No Peace Without Justice calls for an urgent response to the human rights violations occurring in the context of the demonstrations in Colombia. We call on the Colombian authorities to guarantee the right to freedom of assembly and peaceful protest. We adhere to what has been said by Amnesty International and other organisations that the government should not criminalise the demonstrations in any way. Every person has the right to protest and participate in the political life of his or her country. We stress that political participation and freedom of expression are essential to democracy and condemn any use of violence during demonstrations. 
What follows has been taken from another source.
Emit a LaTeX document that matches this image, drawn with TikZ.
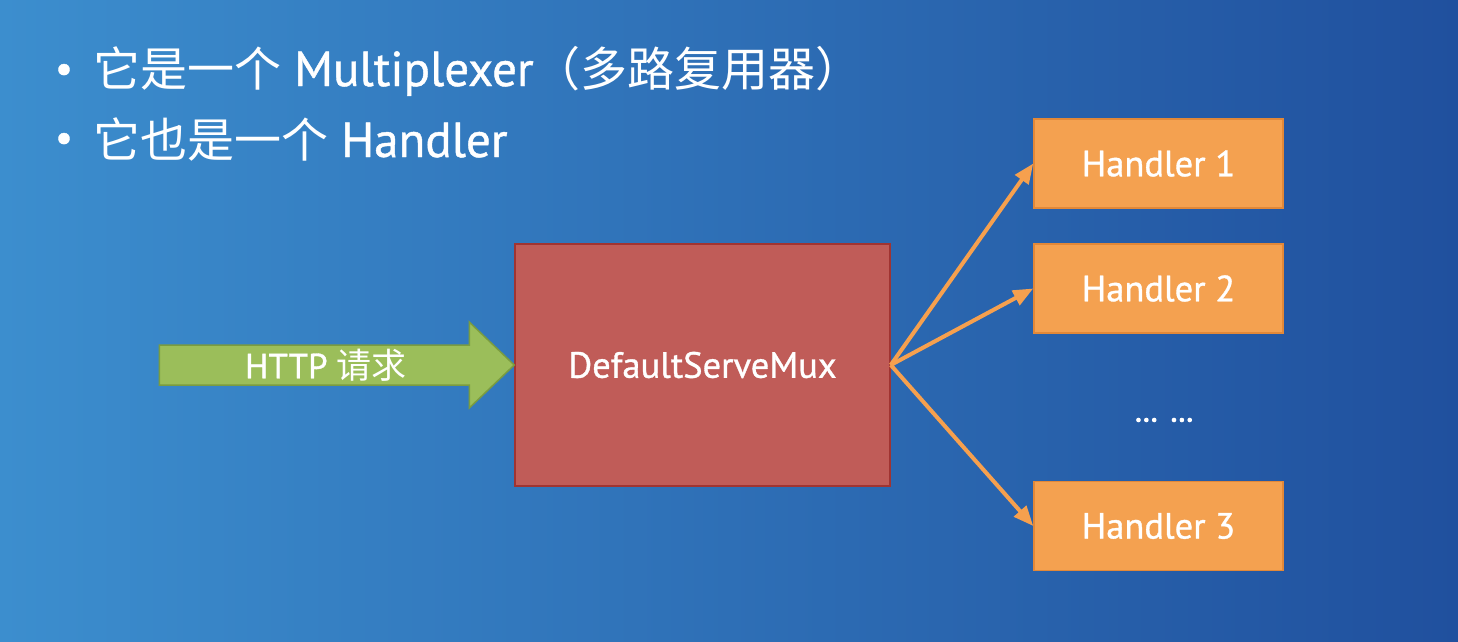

We highlight that the excessive use of force by the police in demonstrations in Colombia was also observed and denounced in the previous years, as seen in a report (available in Spanish) compiled by Temblores. The widespread abuses by the police during peaceful demonstrations in 2019 led a group of people, civil society organisations, human rights defenders, students, journalists, teachers, and victims to elevate the cases to the Supreme Court of Justice of Colombia, demanding the protection of the right to freedom of assembly, expression, and press. In September 2020, the Court ordered that the fundamental right to protest be guaranteed through different actions at the State level. Not a year later, the government is critically failing to follow the orders of the Court, as denounced by Cerosetenta. We consider this failure of the government and the actions of the Colombian armed and security forces to constitute a threat to democracy, the rule of law and human rights. 
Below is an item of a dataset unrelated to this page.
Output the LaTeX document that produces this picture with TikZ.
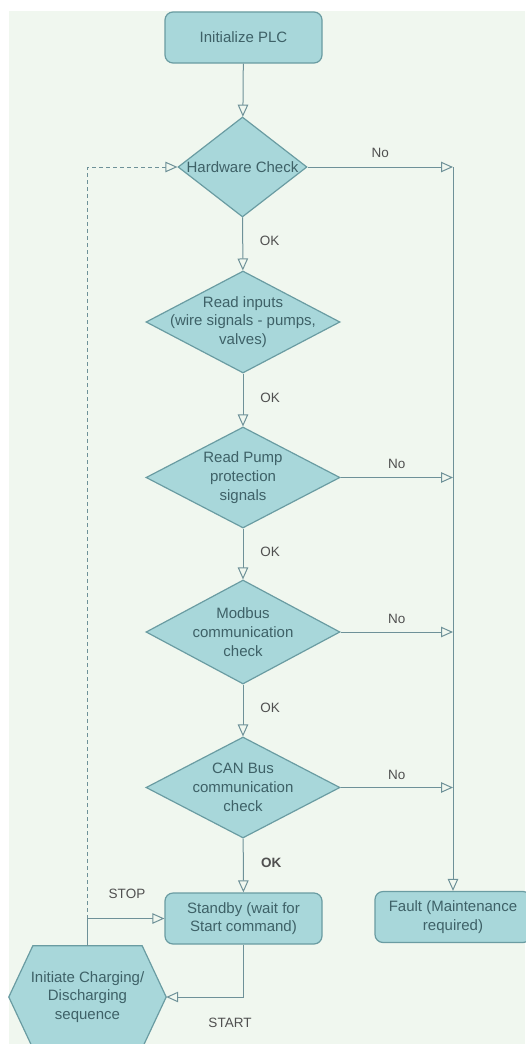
\documentclass[tikz,border=0pt]{standalone}
\usepackage{fontspec}
\setmainfont{Liberation Sans}
\usetikzlibrary{arrows.meta,shapes.geometric,backgrounds}
\definecolor{bgc}{HTML}{F0F7EF}
\definecolor{fillc}{HTML}{A8D7DA}
\definecolor{linec}{HTML}{6E9198}
\definecolor{drawc}{HTML}{6A9CA2}
\definecolor{txtc}{HTML}{3E6167}
\definecolor{lblc}{HTML}{505050}
\begin{document}
\begin{tikzpicture}[x=1pt,y=-1pt,
  shapetxt/.style={text=txtc, align=center, font=\fontsize{15}{18.7}\selectfont},
  box/.style={shapetxt, draw=drawc, fill=fillc, rounded corners=8pt, line width=1.2pt,
    minimum width=157pt, minimum height=51pt, inner sep=0pt},
  dia/.style={draw=drawc, fill=fillc, diamond, line width=1.2pt, inner sep=0pt,
    minimum width=194pt, minimum height=102pt},
  dtxt/.style={shapetxt, inner sep=0pt},
  hexn/.style={shapetxt, inner sep=0pt, minimum width=157pt, minimum height=102pt},
  arr/.style={draw=linec, line width=1pt, -{Triangle[length=12pt,width=10.5pt,fill=bgc]}},
  dasharr/.style={arr, dash pattern=on 4pt off 3pt},
  lbl/.style={text=lblc, font=\fontsize{13.5}{16}\selectfont, inner sep=0pt},
]
\useasboundingbox (0,0) rectangle (525,1044);

% nodes
\node[box] (init) at (243.5,37.5) {Initialize PLC};
\node[dia, minimum width=129pt, minimum height=100pt,
  label={[dtxt]center:{Hardware Check}}] (d1) at (242.5,167) {};
\node[dia, label={[dtxt]center:{Read inputs\\(wire signals - pumps,\\valves)}}] (d2) at (243,322) {};
\node[dia, minimum height=101pt, label={[dtxt]center:{Read Pump\\protection\\signals}}] (d3) at (243,477.5) {};
\node[dia, minimum height=104pt, label={[dtxt]center:{Modbus\\communication\\check}}] (d4) at (243,632) {};
\node[dia, minimum height=101pt, label={[dtxt]center:{CAN Bus\\communication\\check}}] (d5) at (243,787.5) {};
\node[box] (stby) at (243.5,918.5) {Standby (wait for\\Start command)};
\node[box, minimum width=156pt] (fault) at (453,917) {Fault (Maintenance\\required)};
\node[hexn] (hex) at (87.5,997) {Initiate Charging/\\Discharging\\sequence};

\coordinate (j) at (hex.north |- stby.west);
\coordinate (cA) at (fault.north |- d1.east);

% connectors
\draw[arr] (init) -- (d1);
\draw[arr] (d1) -- node[lbl, pos=0.45, xshift=27pt] (ok1) {OK} (d2);
\draw[arr] (d2) -- node[lbl, pos=0.45, xshift=27pt] (ok2) {OK} (d3);
\draw[arr] (d3) -- node[lbl, pos=0.45, xshift=27pt] (ok3) {OK} (d4);
\draw[arr] (d4) -- node[lbl, pos=0.45, xshift=27pt] (ok4) {OK} (d5);
\draw[arr] (d5) -- node[lbl, pos=0.45, xshift=28pt, font=\fontsize{13.5}{16}\selectfont\bfseries] (ok5) {OK} (stby);

\draw[arr] (d1.east) -- node[lbl, pos=0.5, yshift=14pt] (no1) {No} (cA);
\draw[arr] (cA) -- (fault.north);
\draw[arr] (d3.east) -- node[lbl, pos=0.5, yshift=14pt] (no2) {No} (fault.north |- d3.east);
\draw[arr] (d4.east) -- node[lbl, pos=0.5, yshift=13pt] (no3) {No} (fault.north |- d4.east);
\draw[arr] (d5.east) -- node[lbl, pos=0.5, yshift=13pt] (no4) {No} (fault.north |- d5.east);

\draw[arr] (hex.north) |- (stby.west);
\draw[dasharr] (j) |- (d1.west);
\draw[arr] (stby.south) |- (hex.east);

\node[lbl] (stop) at (127,894) {STOP};
\node[lbl] (start) at (230,1023) {START};

\begin{scope}[on background layer]
  \fill[bgc] (9,11) rectangle (525,1044);
  \draw[draw=drawc, fill=fillc, line width=1.2pt]
    (hex.west) -- ([xshift=24pt]hex.north west) -- ([xshift=-24pt]hex.north east)
    -- (hex.east) -- ([xshift=-24pt]hex.south east) -- ([xshift=24pt]hex.south west) -- cycle;
\end{scope}
\end{tikzpicture}
\end{document}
In light of these events, WOLA  has called on the US administration to ensure that all assistance provided to Colombia’s ESMAD – the country’s anti-riots special forces – be assessed according to the latter´s respect for human rights, following obligations under the Leahy Law.
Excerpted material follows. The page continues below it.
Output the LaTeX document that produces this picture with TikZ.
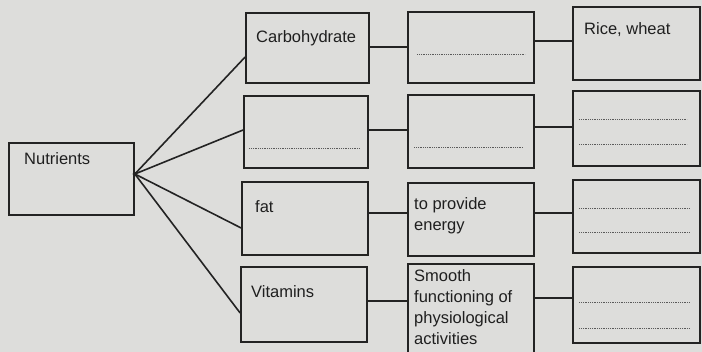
\documentclass[tikz,border=0pt]{standalone}
\usepackage{fontspec}
\setmainfont{Liberation Sans}
\usetikzlibrary{calc}
\definecolor{paper}{RGB}{221,221,219}
\definecolor{ink}{RGB}{35,35,35}
\definecolor{dotink}{RGB}{90,90,90}
\begin{document}
\begin{tikzpicture}[x=1pt,y=-1pt,
  box/.style={draw=ink,line width=1.7pt,rectangle,inner sep=0pt},
  conn/.style={draw=ink,line width=1.6pt},
  fill in/.style={draw=dotink,line width=0.9pt,dash pattern=on 1pt off 0.8pt},
  lbl/.style={anchor=base west,inner sep=0pt,text=black!88,font=\fontsize{16.5}{21}\selectfont}]
\useasboundingbox (0,0) rectangle (702,352);
\fill[paper] (0,0) rectangle (702,352);
\clip (0,0) rectangle (702,352);
% boxes
\node[box,minimum width=125pt,minimum height=72pt] (nut) at (71.5,179) {};
\node[box,minimum width=123pt,minimum height=70pt] (c1r1) at (307.5,48) {};
\node[box,minimum width=124pt,minimum height=72pt] (c1r2) at (306,132) {};
\node[box,minimum width=126pt,minimum height=73pt] (c1r3) at (305,218.5) {};
\node[box,minimum width=126pt,minimum height=75pt] (c1r4) at (304,304.5) {};
\node[box,minimum width=126pt,minimum height=71pt] (c2r1) at (471,47.5) {};
\node[box,minimum width=126pt,minimum height=73pt] (c2r2) at (471,131.5) {};
\node[box,minimum width=126pt,minimum height=73pt] (c2r3) at (471,219.5) {};
\node[box,minimum width=126pt,minimum height=96pt] (c2r4) at (471,312) {};
\node[box,minimum width=127pt,minimum height=73pt] (c3r1) at (636.5,43.5) {};
\node[box,minimum width=127pt,minimum height=75pt] (c3r2) at (636.5,128.5) {};
\node[box,minimum width=127pt,minimum height=73pt] (c3r3) at (636.5,216.5) {};
\node[box,minimum width=127pt,minimum height=76pt] (c3r4) at (636.5,305) {};
% hub
\coordinate (hub) at ([yshift=5pt]nut.east);
\fill[ink] (hub) circle (2.2pt);
% connectors from hub
\draw[conn] (hub) -- ([yshift=-9pt]c1r1.west);
\draw[conn] (hub) -- ([yshift=2pt]c1r2.west);
\draw[conn] (hub) -- ([yshift=-9.5pt]c1r3.west);
\draw[conn] (hub) -- ([yshift=-8.5pt]c1r4.west);
% column 1 to column 2
\draw[conn] ([yshift=1pt]c1r1.east) -- ([yshift=0.5pt]c2r1.west);
\draw[conn] ([yshift=2pt]c1r2.east) -- ([yshift=1.5pt]c2r2.west);
\draw[conn] ([yshift=5.5pt]c1r3.east) -- ([yshift=6.5pt]c2r3.west);
\draw[conn] ([yshift=3.5pt]c1r4.east) -- ([yshift=11pt]c2r4.west);
% column 2 to column 3
\draw[conn] ([yshift=6.5pt]c2r1.east) -- ([yshift=2.5pt]c3r1.west);
\draw[conn] ([yshift=4.5pt]c2r2.east) -- ([yshift=1.5pt]c3r2.west);
\draw[conn] ([yshift=6.5pt]c2r3.east) -- ([yshift=3.5pt]c3r3.west);
\draw[conn] ([yshift=14pt]c2r4.east) -- ([yshift=7pt]c3r4.west);
% fill-in dotted lines
\draw[fill in] ($(c1r2.west)+(6,16)$) -- ($(c1r2.west)+(116,16)$);
\draw[fill in] ($(c2r1.west)+(10,6.5)$) -- ($(c2r1.west)+(118,6.5)$);
\draw[fill in] ($(c2r2.west)+(7,15.5)$) -- ($(c2r2.west)+(116,15.5)$);
\draw[fill in] ($(c3r2.west)+(7,-9.5)$) -- ($(c3r2.west)+(115,-9.5)$);
\draw[fill in] ($(c3r2.west)+(7,15.5)$) -- ($(c3r2.west)+(115,15.5)$);
\draw[fill in] ($(c3r3.west)+(7,-8.5)$) -- ($(c3r3.west)+(117,-8.5)$);
\draw[fill in] ($(c3r3.west)+(7,15.5)$) -- ($(c3r3.west)+(117,15.5)$);
\draw[fill in] ($(c3r4.west)+(7,-3)$) -- ($(c3r4.west)+(117,-3)$);
\draw[fill in] ($(c3r4.west)+(7,23)$) -- ($(c3r4.west)+(117,23)$);
% labels
\node[lbl] (tnut) at (24,165) {Nutrients};
\node[lbl] (tcarb) at (256,43) {Carbohydrate};
\node[lbl] (trice) at (584,35) {Rice, wheat};
\node[lbl] (tfat) at (255,213) {fat};
\node[lbl] (tvit) at (251,298) {Vitamins};
\node[lbl] (tprov1) at (414,210) {to provide};
\node[lbl] (tprov2) at (414,231) {energy};
\node[lbl] (tsm1) at (414,282) {Smooth};
\node[lbl] (tsm2) at (414,303) {functioning of};
\node[lbl] (tsm3) at (414,324) {physiological};
\node[lbl] (tsm4) at (414,345) {activities};
\end{tikzpicture}
\end{document}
Events in Colombia have also raised several criticisms not only due to the excessive use of force by armed and security forces against protesters- resulting in the loss of life and significant injuries among the latter – but also of the impact that these past weeks have had on the country’s institutions. In this regard, declarations by some high-level officials have signaled a concerning perception that institutions designed to protect rights and freedoms have failed to rise to the occasion and comply with their mandate of holding state officials accountable to their constitutional role and oath. This also includes questions against their own Ombudsman, who has been the object of criticisms due to his initial silence over the course of key events.  In a country where even throughout the harshest period of the armed conflict, civilians were able to rely on the independence of autonomous governmental bodies, the silence and complicity of some of the country’s agencies throughout the events of the past weeks have left a sense of despair and abandonment among Colombians.

In the face of the ongoing unrest, we call on the government of President Duque to take all steps necessary to de-escalate tensions in the streets; ensure that police and armed forces comply with the rules of use of force; respect the right to peaceful protest; and cease immediately all acts amounting to human rights violations. We also call on the government to ensure that citizens acting in their private capacity immediately halt from using force- including lethal force – against protesters. Furthermore, we urge all relevant entities to carry out independent investigations in order to bring perpetrators of human rights violations to justice. Lastly, we remind all actors in the street that all protests must be carried out in a non-violent way.